● GOAL
Everything in the listing except the pictures should be written out exactly.

- - - - -

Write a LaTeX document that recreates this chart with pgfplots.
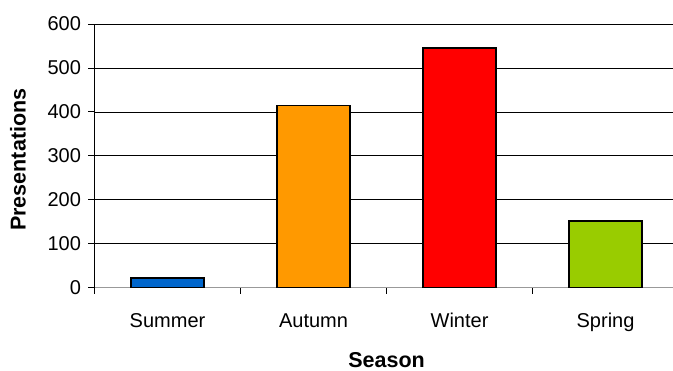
\documentclass[border=0pt]{standalone}
\usepackage{fontspec}
\setmainfont{Liberation Sans}
\usepackage{pgfplots}
\pgfplotsset{compat=1.18}
\definecolor{cSummer}{HTML}{0066CC}
\definecolor{cAutumn}{HTML}{FF9900}
\definecolor{cWinter}{HTML}{FF0000}
\definecolor{cSpring}{HTML}{99CC00}
\begin{document}
\begin{tikzpicture}
\begin{axis}[
  at={(94.5bp,83.5bp)}, anchor=south west,
  scale only axis,
  width=578.5bp, height=263.5bp,
  xmin=-0.5, xmax=3.462,
  ymin=0, ymax=600,
  ytick={0,100,...,600},
  xtick={-0.5,0.5,1.5,2.5},
  xticklabels={},
  extra x ticks={0,1,2,3},
  extra x tick labels={Summer,Autumn,Winter,Spring},
  extra x tick style={major tick length=0pt, xticklabel style={anchor=base, yshift=-39.5bp}},
  axis x line*=bottom, axis y line*=left,
  axis line style={black, line width=0.8bp, -},
  tick align=outside,
  x axis line style={draw=gray!80},
  ymajorgrids,
  grid style={black, line width=0.6bp},
  major tick length=6bp,
  x tick style={black, line width=0.8bp},
  y tick style={black, line width=0.8bp},
  tick label style={font=\fontsize{20bp}{22bp}\selectfont},
  /pgf/number format/assume math mode=true,
  yticklabel style={anchor=east, xshift=-4bp},
  xlabel={\textbf{Season}},
  ylabel={\textbf{Presentations}},
  label style={font=\fontsize{21.5bp}{23bp}\selectfont},
  xlabel style={at={(axis description cs:0.505,-0.3055)}, anchor=base},
  ylabel style={at={(axis description cs:-0.1322,0.485)}, anchor=center},
  ybar, bar width=0.5, bar shift=0pt,
  every axis plot/.append style={draw=black, line width=1.4bp},
]
\addplot[fill=cSummer] coordinates {(0,22)};
\addplot[fill=cAutumn] coordinates {(1,414)};
\addplot[fill=cWinter] coordinates {(2,545)};
\addplot[fill=cSpring] coordinates {(3,151)};
\end{axis}
\pgfresetboundingbox
\path (0,0) rectangle (673bp,371bp);
\end{tikzpicture}
\end{document}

- - - - -

● WORKED ANSWER
Write a LaTeX document that recreates this chart with pgfplots.
\documentclass[border=0pt]{standalone}
\usepackage{fontspec}
\setmainfont{Liberation Sans}
\usepackage{pgfplots}
\pgfplotsset{compat=1.18}
\definecolor{cSummer}{HTML}{0066CC}
\definecolor{cAutumn}{HTML}{FF9900}
\definecolor{cWinter}{HTML}{FF0000}
\definecolor{cSpring}{HTML}{99CC00}
\begin{document}
\begin{tikzpicture}
\begin{axis}[
  at={(94.5bp,83.5bp)}, anchor=south west,
  scale only axis,
  width=578.5bp, height=263.5bp,
  xmin=-0.5, xmax=3.462,
  ymin=0, ymax=600,
  ytick={0,100,...,600},
  xtick={-0.5,0.5,1.5,2.5},
  xticklabels={},
  extra x ticks={0,1,2,3},
  extra x tick labels={Summer,Autumn,Winter,Spring},
  extra x tick style={major tick length=0pt, xticklabel style={anchor=base, yshift=-39.5bp}},
  axis x line*=bottom, axis y line*=left,
  axis line style={black, line width=0.8bp, -},
  tick align=outside,
  x axis line style={draw=gray!80},
  ymajorgrids,
  grid style={black, line width=0.6bp},
  major tick length=6bp,
  x tick style={black, line width=0.8bp},
  y tick style={black, line width=0.8bp},
  tick label style={font=\fontsize{20bp}{22bp}\selectfont},
  /pgf/number format/assume math mode=true,
  yticklabel style={anchor=east, xshift=-4bp},
  xlabel={\textbf{Season}},
  ylabel={\textbf{Presentations}},
  label style={font=\fontsize{21.5bp}{23bp}\selectfont},
  xlabel style={at={(axis description cs:0.505,-0.3055)}, anchor=base},
  ylabel style={at={(axis description cs:-0.1322,0.485)}, anchor=center},
  ybar, bar width=0.5, bar shift=0pt,
  every axis plot/.append style={draw=black, line width=1.4bp},
]
\addplot[fill=cSummer] coordinates {(0,22)};
\addplot[fill=cAutumn] coordinates {(1,414)};
\addplot[fill=cWinter] coordinates {(2,545)};
\addplot[fill=cSpring] coordinates {(3,151)};
\end{axis}
\pgfresetboundingbox
\path (0,0) rectangle (673bp,371bp);
\end{tikzpicture}
\end{document}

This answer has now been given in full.